To resolve disputes arising from online transactions it is needed to develop its highly innovative Public Review Mechanism which canvasses public views on whether or not proposed rules to discourage certain online behavior are considered reasonable. Needed the charge, e-commerce enterprises require to develop an innovative framework of e-commerce governance that combines proactive prevention and control measures with effective complaint handling and dispute resolution and it is needed a model for IP governance in e-commerce seeks to protect IP rights by integrating technology, business models, and the law. And the model is needed well referenced to implement by other e-commerce platforms. Its strength lies in the fact that the technology it uses can be easily adapted to areas beyond e-commerce to support the protection of IP rights across a broad range of sectors.
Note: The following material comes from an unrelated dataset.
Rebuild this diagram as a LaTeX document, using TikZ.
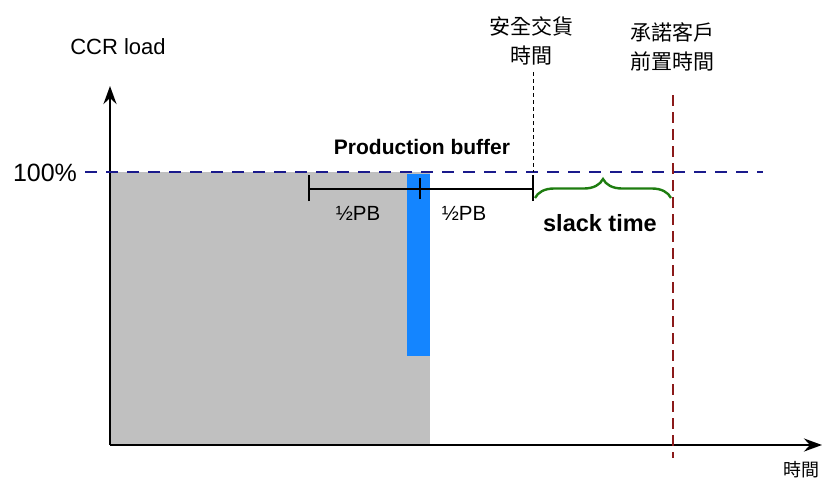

In this way, it supports efforts to build greater respect for IP rights across the economic and social spectrum.

Above all, it is empirically proven that where law and order are weaker in terms of enforceability, the digitization and e-commerce business model might be very difficult to execute successfully. Top of the story, it is needed to draw the line that earnest ethical empowerment and a well-designed governance framework are obvious.